Kringing is a method for predicting the value of a random field at an unobserved location based on observations of the field at other locations.

We can use predict function in ngme2 to do kringing.

# create new observations
locs <- graph$get_mesh_locations()
X = as.data.frame(locs)
names(X) <- c("x1", "x2")

preds <- predict(
  fit_repl,
  data = X,
  # data = list(x1=0, x2=0),
  map = list(graph = locs)
)

# plot the prediction
graph$plot_function(preds$mean)
#> Warning in viridisLite::viridis(n, alpha, begin, end, direction, option):
#> Option 'd' does not exist. Defaulting to 'viridis'.
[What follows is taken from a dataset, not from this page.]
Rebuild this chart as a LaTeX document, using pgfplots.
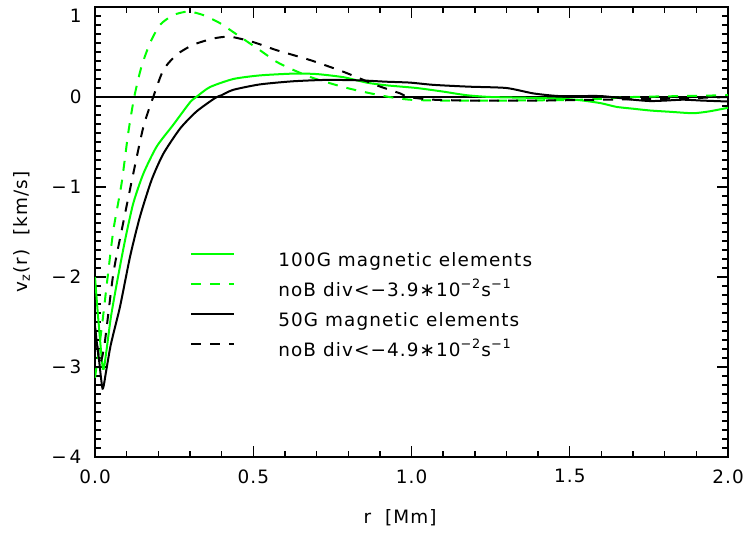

# compare with the true data
graph$plot(data="y")

References

Bolin, David, Alexandre B. Simas, and Jonas Wallin. 2023a. “Gaussian Whittle–Matérn Fields on Metric Graphs.” Bernoulli.

———. 2023b. “MetricGraph: Random Fields on Metric Graphs. R Package Version 1.1.2.” https://CRAN.R-project.org/package=MetricGraph.

———. 2023c. “Statistical Properties of Gaussian Whittle–Matérn Fields on Metric Graphs.” arXiv:2304.10372.